:: Dataset extract

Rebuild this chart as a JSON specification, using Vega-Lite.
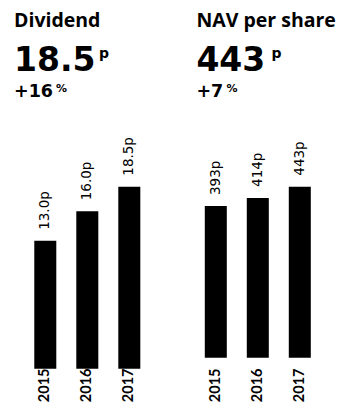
{
  "$schema": "https://vega.github.io/schema/vega-lite/v6.json",
  "padding": {"left": 14, "top": 0, "right": 0, "bottom": 0},
  "spacing": 35.4,
  "background": "#ffffff",
  "config": {"view": {"stroke": null}},
  "hconcat": [
    {
      "spacing": 86.7,
      "bounds": "flush",
      "vconcat": [
        {
          "width": 146.6,
          "height": 100,
          "data": {"values": [
            {"row": "name", "part": "main", "text": "Dividend"},
            {"row": "headline", "part": "main", "text": "18.5"},
            {"row": "headline", "part": "sup", "text": "p"},
            {"row": "change", "part": "main", "text": "+16"},
            {"row": "change", "part": "sup", "text": "%"}
          ]},
          "encoding": {
            "x": {"value": 0},
            "y": {"field": "row", "type": "nominal", "scale": {"type": "point", "domain": ["name", "headline", "change"], "padding": 0}, "axis": null},
            "text": {"field": "text"}
          },
          "layer": [
            {"transform": [{"filter": "datum.row == 'name'"}], "mark": {"type": "text", "align": "left", "baseline": "alphabetic", "dy": 27, "font": "Open Sans", "fontWeight": "bold", "fontSize": 19.5, "color": "#000"}},
            {"transform": [{"filter": "datum.row == 'headline' && datum.part == 'main'"}], "mark": {"type": "text", "align": "left", "baseline": "alphabetic", "dy": 21, "font": "DejaVu Sans", "fontWeight": "bold", "fontSize": 33, "color": "#000"}},
            {"transform": [{"filter": "datum.row == 'headline' && datum.part == 'sup'"}], "mark": {"type": "text", "align": "left", "baseline": "alphabetic", "dx": 85, "dy": 8, "font": "DejaVu Sans", "fontWeight": "bold", "fontSize": 14, "color": "#000"}},
            {"transform": [{"filter": "datum.row == 'change' && datum.part == 'main'"}], "mark": {"type": "text", "align": "left", "baseline": "alphabetic", "dy": -3, "font": "DejaVu Sans", "fontWeight": "bold", "fontSize": 17.5, "color": "#000"}},
            {"transform": [{"filter": "datum.row == 'change' && datum.part == 'sup'"}], "mark": {"type": "text", "align": "left", "baseline": "alphabetic", "dx": 42, "dy": -8, "font": "DejaVu Sans", "fontWeight": "bold", "fontSize": 11, "color": "#000"}}
          ]
        },
        {
          "width": 146.6,
          "height": 167.3,
          "data": {"values": [
            {"year": "2015", "value": 13.0, "label": "13.0p"},
            {"year": "2016", "value": 16.0, "label": "16.0p"},
            {"year": "2017", "value": 18.5, "label": "18.5p"}
          ]},
          "encoding": {
            "x": {"field": "year", "type": "ordinal", "scale": {"paddingInner": 0.476, "paddingOuter": 0.483},
              "axis": {"labelAngle": -90, "labelFont": "Lato", "labelFontWeight": "bold", "labelFontSize": 14.5, "labelColor": "#000", "labelPadding": 14, "ticks": false, "tickSize": 0, "domain": false, "title": null}},
            "y": {"field": "value", "type": "quantitative", "scale": {"domain": [1.5, 18.5], "nice": false, "zero": false}, "axis": null}
          },
          "layer": [
            {"mark": {"type": "bar", "color": "#000"}},
            {"mark": {"type": "text", "angle": 270, "align": "left", "baseline": "middle", "dx": 11, "font": "DejaVu Sans", "fontSize": 13.5, "color": "#000"}, "encoding": {"text": {"field": "label"}}}
          ]
        }
      ]
    },
    {
      "spacing": 86.7,
      "bounds": "flush",
      "vconcat": [
        {
          "width": 122.8,
          "height": 100,
          "data": {"values": [
            {"row": "name", "part": "main", "text": "NAV per share"},
            {"row": "headline", "part": "main", "text": "443"},
            {"row": "headline", "part": "sup", "text": "p"},
            {"row": "change", "part": "main", "text": "+7"},
            {"row": "change", "part": "sup", "text": "%"}
          ]},
          "encoding": {
            "x": {"value": 0},
            "y": {"field": "row", "type": "nominal", "scale": {"type": "point", "domain": ["name", "headline", "change"], "padding": 0}, "axis": null},
            "text": {"field": "text"}
          },
          "layer": [
            {"transform": [{"filter": "datum.row == 'name'"}], "mark": {"type": "text", "align": "left", "baseline": "alphabetic", "dy": 27, "font": "Open Sans", "fontWeight": "bold", "fontSize": 19.5, "color": "#000"}},
            {"transform": [{"filter": "datum.row == 'headline' && datum.part == 'main'"}], "mark": {"type": "text", "align": "left", "baseline": "alphabetic", "dy": 21, "font": "DejaVu Sans", "fontWeight": "bold", "fontSize": 33, "color": "#000"}},
            {"transform": [{"filter": "datum.row == 'headline' && datum.part == 'sup'"}], "mark": {"type": "text", "align": "left", "baseline": "alphabetic", "dx": 75, "dy": 8, "font": "DejaVu Sans", "fontWeight": "bold", "fontSize": 14, "color": "#000"}},
            {"transform": [{"filter": "datum.row == 'change' && datum.part == 'main'"}], "mark": {"type": "text", "align": "left", "baseline": "alphabetic", "dy": -3, "font": "DejaVu Sans", "fontWeight": "bold", "fontSize": 17.5, "color": "#000"}},
            {"transform": [{"filter": "datum.row == 'change' && datum.part == 'sup'"}], "mark": {"type": "text", "align": "left", "baseline": "alphabetic", "dx": 30, "dy": -8, "font": "DejaVu Sans", "fontWeight": "bold", "fontSize": 11, "color": "#000"}}
          ]
        },
        {
          "width": 122.8,
          "height": 167.3,
          "data": {"values": [
            {"year": "2015", "value": 393, "label": "393p"},
            {"year": "2016", "value": 414, "label": "414p"},
            {"year": "2017", "value": 443, "label": "443p"}
          ]},
          "encoding": {
            "x": {"field": "year", "type": "ordinal", "scale": {"paddingInner": 0.476, "paddingOuter": 0.2},
              "axis": {"labelAngle": -90, "labelFont": "Lato", "labelFontWeight": "bold", "labelFontSize": 14.5, "labelColor": "#000", "labelPadding": 14, "ticks": false, "tickSize": 0, "domain": false, "title": null}},
            "y": {"field": "value", "type": "quantitative", "scale": {"domain": [10, 443], "nice": false, "zero": false}, "axis": null}
          },
          "layer": [
            {"mark": {"type": "bar", "color": "#000"}},
            {"mark": {"type": "text", "angle": 270, "align": "left", "baseline": "middle", "dx": 11, "font": "DejaVu Sans", "fontSize": 13.5, "color": "#000"}, "encoding": {"text": {"field": "label"}}}
          ]
        }
      ]
    }
  ]
}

::::

### [Written instruction]
Strip out the pictures and quote the remaining data word for word.

### [Answer in full]
Rebuild this chart as a JSON specification, using Vega-Lite.
{
  "$schema": "https://vega.github.io/schema/vega-lite/v6.json",
  "padding": {"left": 14, "top": 0, "right": 0, "bottom": 0},
  "spacing": 35.4,
  "background": "#ffffff",
  "config": {"view": {"stroke": null}},
  "hconcat": [
    {
      "spacing": 86.7,
      "bounds": "flush",
      "vconcat": [
        {
          "width": 146.6,
          "height": 100,
          "data": {"values": [
            {"row": "name", "part": "main", "text": "Dividend"},
            {"row": "headline", "part": "main", "text": "18.5"},
            {"row": "headline", "part": "sup", "text": "p"},
            {"row": "change", "part": "main", "text": "+16"},
            {"row": "change", "part": "sup", "text": "%"}
          ]},
          "encoding": {
            "x": {"value": 0},
            "y": {"field": "row", "type": "nominal", "scale": {"type": "point", "domain": ["name", "headline", "change"], "padding": 0}, "axis": null},
            "text": {"field": "text"}
          },
          "layer": [
            {"transform": [{"filter": "datum.row == 'name'"}], "mark": {"type": "text", "align": "left", "baseline": "alphabetic", "dy": 27, "font": "Open Sans", "fontWeight": "bold", "fontSize": 19.5, "color": "#000"}},
            {"transform": [{"filter": "datum.row == 'headline' && datum.part == 'main'"}], "mark": {"type": "text", "align": "left", "baseline": "alphabetic", "dy": 21, "font": "DejaVu Sans", "fontWeight": "bold", "fontSize": 33, "color": "#000"}},
            {"transform": [{"filter": "datum.row == 'headline' && datum.part == 'sup'"}], "mark": {"type": "text", "align": "left", "baseline": "alphabetic", "dx": 85, "dy": 8, "font": "DejaVu Sans", "fontWeight": "bold", "fontSize": 14, "color": "#000"}},
            {"transform": [{"filter": "datum.row == 'change' && datum.part == 'main'"}], "mark": {"type": "text", "align": "left", "baseline": "alphabetic", "dy": -3, "font": "DejaVu Sans", "fontWeight": "bold", "fontSize": 17.5, "color": "#000"}},
            {"transform": [{"filter": "datum.row == 'change' && datum.part == 'sup'"}], "mark": {"type": "text", "align": "left", "baseline": "alphabetic", "dx": 42, "dy": -8, "font": "DejaVu Sans", "fontWeight": "bold", "fontSize": 11, "color": "#000"}}
          ]
        },
        {
          "width": 146.6,
          "height": 167.3,
          "data": {"values": [
            {"year": "2015", "value": 13.0, "label": "13.0p"},
            {"year": "2016", "value": 16.0, "label": "16.0p"},
            {"year": "2017", "value": 18.5, "label": "18.5p"}
          ]},
          "encoding": {
            "x": {"field": "year", "type": "ordinal", "scale": {"paddingInner": 0.476, "paddingOuter": 0.483},
              "axis": {"labelAngle": -90, "labelFont": "Lato", "labelFontWeight": "bold", "labelFontSize": 14.5, "labelColor": "#000", "labelPadding": 14, "ticks": false, "tickSize": 0, "domain": false, "title": null}},
            "y": {"field": "value", "type": "quantitative", "scale": {"domain": [1.5, 18.5], "nice": false, "zero": false}, "axis": null}
          },
          "layer": [
            {"mark": {"type": "bar", "color": "#000"}},
            {"mark": {"type": "text", "angle": 270, "align": "left", "baseline": "middle", "dx": 11, "font": "DejaVu Sans", "fontSize": 13.5, "color": "#000"}, "encoding": {"text": {"field": "label"}}}
          ]
        }
      ]
    },
    {
      "spacing": 86.7,
      "bounds": "flush",
      "vconcat": [
        {
          "width": 122.8,
          "height": 100,
          "data": {"values": [
            {"row": "name", "part": "main", "text": "NAV per share"},
            {"row": "headline", "part": "main", "text": "443"},
            {"row": "headline", "part": "sup", "text": "p"},
            {"row": "change", "part": "main", "text": "+7"},
            {"row": "change", "part": "sup", "text": "%"}
          ]},
          "encoding": {
            "x": {"value": 0},
            "y": {"field": "row", "type": "nominal", "scale": {"type": "point", "domain": ["name", "headline", "change"], "padding": 0}, "axis": null},
            "text": {"field": "text"}
          },
          "layer": [
            {"transform": [{"filter": "datum.row == 'name'"}], "mark": {"type": "text", "align": "left", "baseline": "alphabetic", "dy": 27, "font": "Open Sans", "fontWeight": "bold", "fontSize": 19.5, "color": "#000"}},
            {"transform": [{"filter": "datum.row == 'headline' && datum.part == 'main'"}], "mark": {"type": "text", "align": "left", "baseline": "alphabetic", "dy": 21, "font": "DejaVu Sans", "fontWeight": "bold", "fontSize": 33, "color": "#000"}},
            {"transform": [{"filter": "datum.row == 'headline' && datum.part == 'sup'"}], "mark": {"type": "text", "align": "left", "baseline": "alphabetic", "dx": 75, "dy": 8, "font": "DejaVu Sans", "fontWeight": "bold", "fontSize": 14, "color": "#000"}},
            {"transform": [{"filter": "datum.row == 'change' && datum.part == 'main'"}], "mark": {"type": "text", "align": "left", "baseline": "alphabetic", "dy": -3, "font": "DejaVu Sans", "fontWeight": "bold", "fontSize": 17.5, "color": "#000"}},
            {"transform": [{"filter": "datum.row == 'change' && datum.part == 'sup'"}], "mark": {"type": "text", "align": "left", "baseline": "alphabetic", "dx": 30, "dy": -8, "font": "DejaVu Sans", "fontWeight": "bold", "fontSize": 11, "color": "#000"}}
          ]
        },
        {
          "width": 122.8,
          "height": 167.3,
          "data": {"values": [
            {"year": "2015", "value": 393, "label": "393p"},
            {"year": "2016", "value": 414, "label": "414p"},
            {"year": "2017", "value": 443, "label": "443p"}
          ]},
          "encoding": {
            "x": {"field": "year", "type": "ordinal", "scale": {"paddingInner": 0.476, "paddingOuter": 0.2},
              "axis": {"labelAngle": -90, "labelFont": "Lato", "labelFontWeight": "bold", "labelFontSize": 14.5, "labelColor": "#000", "labelPadding": 14, "ticks": false, "tickSize": 0, "domain": false, "title": null}},
            "y": {"field": "value", "type": "quantitative", "scale": {"domain": [10, 443], "nice": false, "zero": false}, "axis": null}
          },
          "layer": [
            {"mark": {"type": "bar", "color": "#000"}},
            {"mark": {"type": "text", "angle": 270, "align": "left", "baseline": "middle", "dx": 11, "font": "DejaVu Sans", "fontSize": 13.5, "color": "#000"}, "encoding": {"text": {"field": "label"}}}
          ]
        }
      ]
    }
  ]
}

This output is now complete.